[Exercise instructions]: Leave out every picture, then transcribe the rest of the listing exactly.
──────── Data section ────────
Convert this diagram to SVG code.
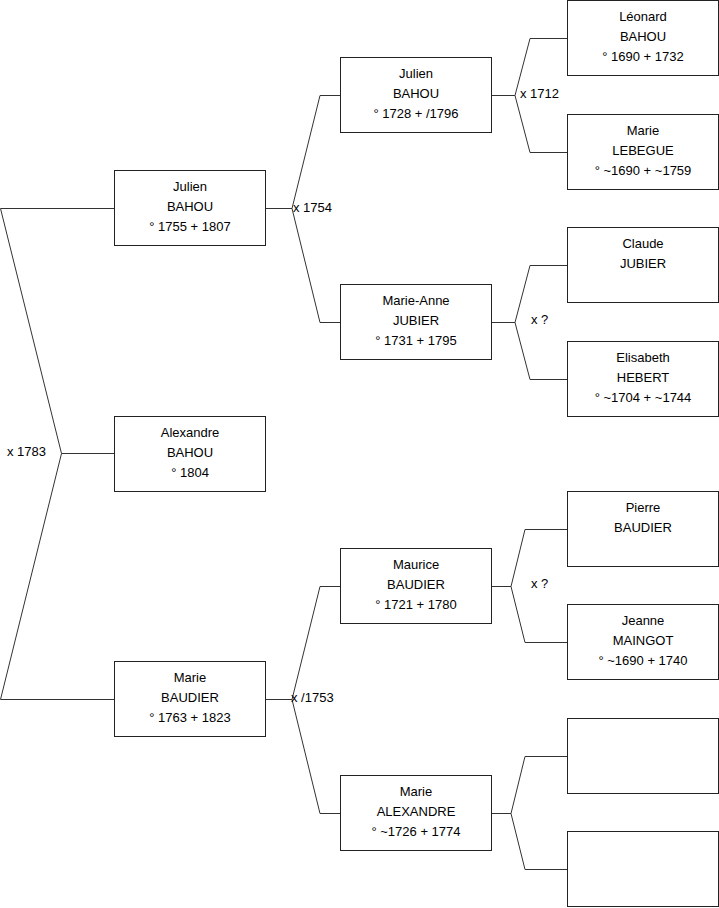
<svg xmlns="http://www.w3.org/2000/svg" width="719" height="908" viewBox="0 0 719 908">
<style>
rect.box{fill:#fff;stroke:#222;stroke-width:1}
path.c{fill:none;stroke:#333;stroke-width:1}
text{font-family:"Liberation Sans",Arial,sans-serif;font-size:13px;fill:#000}
text.n{text-anchor:middle}
</style>
<rect width="719" height="908" fill="#fff"/>
<g id="connectors">
<path class="c" d="M114,208.5 H0.5 L61.5,453.5 L0.5,699.5 H114 M61.5,453.5 H114"/>
<path class="c" d="M265.5,208.5 H292 L320,95.5 H340 M292,208.5 L320,322.5 H340"/>
<path class="c" d="M265.5,699.5 H292 L320,586.5 H340 M292,699.5 L320,813.5 H340"/>
<path class="c" d="M491.5,95.5 H515 L530,38.5 H567 M515,95.5 L530,152.5 H567"/>
<path class="c" d="M491.5,322.5 H515 L530,265.5 H567 M515,322.5 L530,379.5 H567"/>
<path class="c" d="M491.5,586.5 H511 L525,529.5 H567 M511,586.5 L525,642.5 H567"/>
<path class="c" d="M491.5,813.5 H511 L525,756.5 H567 M511,813.5 L525,869.5 H567"/>
<text x="7" y="455.5">x 1783</text>
<text x="293" y="211.5">x 1754</text>
<text x="291" y="702">x /1753</text>
<text x="520" y="97.5">x 1712</text>
<text x="531" y="323.5">x ?</text>
<text x="531" y="587.5">x ?</text>
</g>
<g id="julien-1755">
<rect class="box" x="114.5" y="170.5" width="151" height="75"/>
<text class="n" x="190" y="191">Julien</text><text class="n" x="190" y="211">BAHOU</text><text class="n" x="190" y="231">° 1755 + 1807</text>
</g>
<g id="alexandre-1804">
<rect class="box" x="114.5" y="416.5" width="151" height="75"/>
<text class="n" x="190" y="437">Alexandre</text><text class="n" x="190" y="457">BAHOU</text><text class="n" x="190" y="477">° 1804</text>
</g>
<g id="marie-baudier">
<rect class="box" x="114.5" y="661.5" width="151" height="75"/>
<text class="n" x="190" y="682">Marie</text><text class="n" x="190" y="702">BAUDIER</text><text class="n" x="190" y="722">° 1763 + 1823</text>
</g>
<g id="julien-1728">
<rect class="box" x="340.5" y="57.5" width="151" height="75"/>
<text class="n" x="416" y="78">Julien</text><text class="n" x="416" y="98">BAHOU</text><text class="n" x="416" y="118">° 1728 + /1796</text>
</g>
<g id="marie-anne-jubier">
<rect class="box" x="340.5" y="284.5" width="151" height="75"/>
<text class="n" x="416" y="305">Marie-Anne</text><text class="n" x="416" y="325">JUBIER</text><text class="n" x="416" y="345">° 1731 + 1795</text>
</g>
<g id="maurice-baudier">
<rect class="box" x="340.5" y="548.5" width="151" height="75"/>
<text class="n" x="416" y="569">Maurice</text><text class="n" x="416" y="589">BAUDIER</text><text class="n" x="416" y="609">° 1721 + 1780</text>
</g>
<g id="marie-alexandre">
<rect class="box" x="340.5" y="775.5" width="151" height="75"/>
<text class="n" x="416" y="796">Marie</text><text class="n" x="416" y="816">ALEXANDRE</text><text class="n" x="416" y="836">° ~1726 + 1774</text>
</g>
<g id="leonard-bahou">
<rect class="box" x="567.5" y="0.5" width="151" height="75"/>
<text class="n" x="643" y="21">Léonard</text><text class="n" x="643" y="41">BAHOU</text><text class="n" x="643" y="61">° 1690 + 1732</text>
</g>
<g id="marie-lebegue">
<rect class="box" x="567.5" y="114.5" width="151" height="75"/>
<text class="n" x="643" y="135">Marie</text><text class="n" x="643" y="155">LEBEGUE</text><text class="n" x="643" y="175">° ~1690 + ~1759</text>
</g>
<g id="claude-jubier">
<rect class="box" x="567.5" y="227.5" width="151" height="75"/>
<text class="n" x="643" y="248">Claude</text><text class="n" x="643" y="268">JUBIER</text>
</g>
<g id="elisabeth-hebert">
<rect class="box" x="567.5" y="341.5" width="151" height="75"/>
<text class="n" x="643" y="362">Elisabeth</text><text class="n" x="643" y="382">HEBERT</text><text class="n" x="643" y="402">° ~1704 + ~1744</text>
</g>
<g id="pierre-baudier">
<rect class="box" x="567.5" y="491.5" width="151" height="75"/>
<text class="n" x="643" y="512">Pierre</text><text class="n" x="643" y="532">BAUDIER</text>
</g>
<g id="jeanne-maingot">
<rect class="box" x="567.5" y="604.5" width="151" height="75"/>
<text class="n" x="643" y="625">Jeanne</text><text class="n" x="643" y="645">MAINGOT</text><text class="n" x="643" y="665">° ~1690 + 1740</text>
</g>
<g id="unknown-1">
<rect class="box" x="567.5" y="718.5" width="151" height="75"/>
</g>
<g id="unknown-2">
<rect class="box" x="567.5" y="831.5" width="151" height="75"/>
</g>
</svg>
────────
[Full output]:
Convert this diagram to SVG code.
<svg xmlns="http://www.w3.org/2000/svg" width="719" height="908" viewBox="0 0 719 908">
<style>
rect.box{fill:#fff;stroke:#222;stroke-width:1}
path.c{fill:none;stroke:#333;stroke-width:1}
text{font-family:"Liberation Sans",Arial,sans-serif;font-size:13px;fill:#000}
text.n{text-anchor:middle}
</style>
<rect width="719" height="908" fill="#fff"/>
<g id="connectors">
<path class="c" d="M114,208.5 H0.5 L61.5,453.5 L0.5,699.5 H114 M61.5,453.5 H114"/>
<path class="c" d="M265.5,208.5 H292 L320,95.5 H340 M292,208.5 L320,322.5 H340"/>
<path class="c" d="M265.5,699.5 H292 L320,586.5 H340 M292,699.5 L320,813.5 H340"/>
<path class="c" d="M491.5,95.5 H515 L530,38.5 H567 M515,95.5 L530,152.5 H567"/>
<path class="c" d="M491.5,322.5 H515 L530,265.5 H567 M515,322.5 L530,379.5 H567"/>
<path class="c" d="M491.5,586.5 H511 L525,529.5 H567 M511,586.5 L525,642.5 H567"/>
<path class="c" d="M491.5,813.5 H511 L525,756.5 H567 M511,813.5 L525,869.5 H567"/>
<text x="7" y="455.5">x 1783</text>
<text x="293" y="211.5">x 1754</text>
<text x="291" y="702">x /1753</text>
<text x="520" y="97.5">x 1712</text>
<text x="531" y="323.5">x ?</text>
<text x="531" y="587.5">x ?</text>
</g>
<g id="julien-1755">
<rect class="box" x="114.5" y="170.5" width="151" height="75"/>
<text class="n" x="190" y="191">Julien</text><text class="n" x="190" y="211">BAHOU</text><text class="n" x="190" y="231">° 1755 + 1807</text>
</g>
<g id="alexandre-1804">
<rect class="box" x="114.5" y="416.5" width="151" height="75"/>
<text class="n" x="190" y="437">Alexandre</text><text class="n" x="190" y="457">BAHOU</text><text class="n" x="190" y="477">° 1804</text>
</g>
<g id="marie-baudier">
<rect class="box" x="114.5" y="661.5" width="151" height="75"/>
<text class="n" x="190" y="682">Marie</text><text class="n" x="190" y="702">BAUDIER</text><text class="n" x="190" y="722">° 1763 + 1823</text>
</g>
<g id="julien-1728">
<rect class="box" x="340.5" y="57.5" width="151" height="75"/>
<text class="n" x="416" y="78">Julien</text><text class="n" x="416" y="98">BAHOU</text><text class="n" x="416" y="118">° 1728 + /1796</text>
</g>
<g id="marie-anne-jubier">
<rect class="box" x="340.5" y="284.5" width="151" height="75"/>
<text class="n" x="416" y="305">Marie-Anne</text><text class="n" x="416" y="325">JUBIER</text><text class="n" x="416" y="345">° 1731 + 1795</text>
</g>
<g id="maurice-baudier">
<rect class="box" x="340.5" y="548.5" width="151" height="75"/>
<text class="n" x="416" y="569">Maurice</text><text class="n" x="416" y="589">BAUDIER</text><text class="n" x="416" y="609">° 1721 + 1780</text>
</g>
<g id="marie-alexandre">
<rect class="box" x="340.5" y="775.5" width="151" height="75"/>
<text class="n" x="416" y="796">Marie</text><text class="n" x="416" y="816">ALEXANDRE</text><text class="n" x="416" y="836">° ~1726 + 1774</text>
</g>
<g id="leonard-bahou">
<rect class="box" x="567.5" y="0.5" width="151" height="75"/>
<text class="n" x="643" y="21">Léonard</text><text class="n" x="643" y="41">BAHOU</text><text class="n" x="643" y="61">° 1690 + 1732</text>
</g>
<g id="marie-lebegue">
<rect class="box" x="567.5" y="114.5" width="151" height="75"/>
<text class="n" x="643" y="135">Marie</text><text class="n" x="643" y="155">LEBEGUE</text><text class="n" x="643" y="175">° ~1690 + ~1759</text>
</g>
<g id="claude-jubier">
<rect class="box" x="567.5" y="227.5" width="151" height="75"/>
<text class="n" x="643" y="248">Claude</text><text class="n" x="643" y="268">JUBIER</text>
</g>
<g id="elisabeth-hebert">
<rect class="box" x="567.5" y="341.5" width="151" height="75"/>
<text class="n" x="643" y="362">Elisabeth</text><text class="n" x="643" y="382">HEBERT</text><text class="n" x="643" y="402">° ~1704 + ~1744</text>
</g>
<g id="pierre-baudier">
<rect class="box" x="567.5" y="491.5" width="151" height="75"/>
<text class="n" x="643" y="512">Pierre</text><text class="n" x="643" y="532">BAUDIER</text>
</g>
<g id="jeanne-maingot">
<rect class="box" x="567.5" y="604.5" width="151" height="75"/>
<text class="n" x="643" y="625">Jeanne</text><text class="n" x="643" y="645">MAINGOT</text><text class="n" x="643" y="665">° ~1690 + 1740</text>
</g>
<g id="unknown-1">
<rect class="box" x="567.5" y="718.5" width="151" height="75"/>
</g>
<g id="unknown-2">
<rect class="box" x="567.5" y="831.5" width="151" height="75"/>
</g>
</svg>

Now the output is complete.